Well, Ibiza acquired its first organ in 1423 which was already the beginning
of the Renaissance in Italy, but provincial areas (like Ibiza) still retained
a strong Gothic character up until the 16th century. The transmission of culture
was very slow in those days.
How was the Renaissance different from the Gothic period in musical terms?
In addition to having an organ and other instruments (in Ibiza there were only
wind instruments, no string - at least not in the records!), the Renaissance
brought polyphony to the island. This type of singing, which is perhaps best
described as voice weaving - as opposed to the monotones of the Gregorian chants,
had already reached a level of perfection in Paris by the 13th century.
But, it did not arrive in Ibiza until the mid-16th century.
I suppose the advent of polyphony marked a high-point in island music.
It certainly foreshadowed it. The real period of musical splendour in Ibiza
occurred about fifty years later toward the end of the 16th and the
beginning of the 17th centuries, the start of the Baroque period.
There was a lot of activity in all sectors of the arts. A type of one-act morality
play, often called an Everyman play, became very popular. These Biblical dramas
were put on during mass, making the services - which were always in Latin -
much more entertaining and educational for the people. There was also a proliferation
of the fine arts, with Biblical scenes being depicted in painting so that people
could begin to understand at least some of the Good Book's message. Ibiza also
got a new organ in 1715 with state-of-the-art acoustics. It was still in use
until the modern day when it was destroyed during the Spanish Civil war.

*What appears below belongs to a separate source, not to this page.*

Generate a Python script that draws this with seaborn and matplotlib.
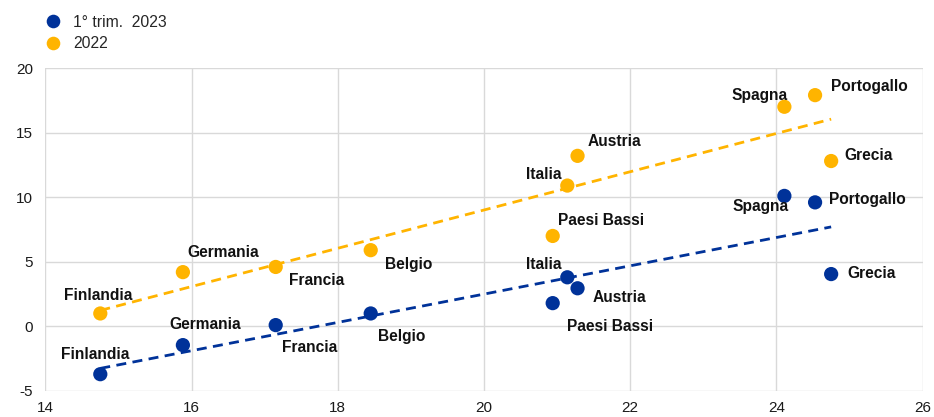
import numpy as np
import pandas as pd
import matplotlib
matplotlib.use("Agg")
import matplotlib.pyplot as plt
import seaborn as sns
from matplotlib.lines import Line2D

countries = ["Finlandia", "Germania", "Francia", "Belgio", "Paesi Bassi",
             "Italia", "Austria", "Spagna", "Portogallo", "Grecia"]
x_vals = [14.75, 15.88, 17.15, 18.45, 20.94, 21.14, 21.28, 24.11, 24.53, 24.75]
y_2022 = [1.0, 4.2, 4.6, 5.9, 7.0, 10.9, 13.2, 17.0, 17.9, 12.8]
y_2023q1 = [-3.7, -1.45, 0.1, 1.0, 1.8, 3.8, 2.95, 10.1, 9.6, 4.05]
series_names = ["1° trim.  2023", "2022"]
x_ticks = [14, 16, 18, 20, 22, 24, 26]
y_ticks = [-5, 0, 5, 10, 15, 20]

colors = {"1° trim.  2023": "#003299", "2022": "#FFB400"}

df = pd.concat([
    pd.DataFrame({"x": x_vals, "y": y_2023q1, "country": countries, "serie": series_names[0]}),
    pd.DataFrame({"x": x_vals, "y": y_2022, "country": countries, "serie": series_names[1]}),
], ignore_index=True)

sns.set_theme(style="white")
plt.rcParams["font.family"] = ["Liberation Sans", "DejaVu Sans"]
plt.rcParams["axes.unicode_minus"] = False

fig = plt.figure(figsize=(9.34, 4.17), dpi=100)
ax = fig.add_axes([0.0487, 0.0624, 0.939, 0.7745])

for s in series_names:
    sub = df[df["serie"] == s]
    sns.regplot(data=sub, x="x", y="y", ax=ax, ci=None, scatter=False,
                color=colors[s], line_kws=dict(linestyle=(0, (3.6, 2.3)), linewidth=2.0, zorder=2))

sns.scatterplot(data=df, x="x", y="y", hue="serie", palette=colors,
                hue_order=series_names, s=105, edgecolor="none", ax=ax, zorder=3, legend=False)

# label offsets in pixels (dx, dy, ha)
lab_2022 = {
    "Finlandia": (-2, 18, "center"), "Germania": (4, 20, "left"), "Francia": (13, -14, "left"),
    "Belgio": (14, -14, "left"), "Paesi Bassi": (5, 15, "left"), "Italia": (-6, 11, "right"),
    "Austria": (10, 14, "left"), "Spagna": (3, 11, "right"), "Portogallo": (16, 9, "left"),
    "Grecia": (13, 6, "left"),
}
lab_2023 = {
    "Finlandia": (-5, 20, "center"), "Germania": (22, 21, "center"), "Francia": (6, -22, "left"),
    "Belgio": (7, -23, "left"), "Paesi Bassi": (14, -23, "left"), "Italia": (-6, 13, "right"),
    "Austria": (15, -9, "left"), "Spagna": (4, -11, "right"), "Portogallo": (14, 3, "left"),
    "Grecia": (16, 1, "left"),
}
for s, labs in ((series_names[0], lab_2023), (series_names[1], lab_2022)):
    sub = df[df["serie"] == s]
    for _, r in sub.iterrows():
        dx, dy, ha = labs[r["country"]]
        ax.annotate(r["country"], (r["x"], r["y"]), xytext=(dx, dy), textcoords="offset pixels",
                    ha=ha, va="center", fontsize=11.2, fontweight="bold", color="#111111", zorder=4)

ax.set_xlim(14, 26)
ax.set_ylim(-5, 20)
ax.set_xticks(x_ticks)
ax.set_yticks(y_ticks)
ax.set_xlabel("")
ax.set_ylabel("")
ax.grid(True, color="#d9d9d9", linewidth=1.0)
ax.set_axisbelow(True)
for sp in ax.spines.values():
    sp.set_visible(False)
ax.tick_params(axis="both", length=0, labelsize=11, colors="#1a1a1a")
ax.tick_params(axis="y", pad=9)
ax.tick_params(axis="x", pad=7)

handles = [Line2D([], [], marker="o", linestyle="none", markersize=9.8,
                  markerfacecolor=colors[s], markeredgecolor="none") for s in series_names]
fig.legend(handles, series_names, loc="upper left", bbox_to_anchor=(0.047, 0.965),
           frameon=False, fontsize=11.3, handletextpad=0.65, labelspacing=0.42,
           handlelength=1.2, borderaxespad=0.0, borderpad=0.0)

fig.savefig("out.png", dpi=100)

Wow! What a whirlwind of culture. Ibiza's Renaissance came very late, then.
Yes, but unfortunately, it died very soon afterwards, when Philip V came to
power after the war of Succession. Musical activity after that became very basic
until Abad y Lasierra came along to revive it.
What a great guy! All of our readers are very familiar with Abad y Lasierra.
He certainly gave his all to the people.
Yes, he did.
Well, thank you very much for your time. It's been fascinating.
Thank you for your interest. The pleasure's been mine.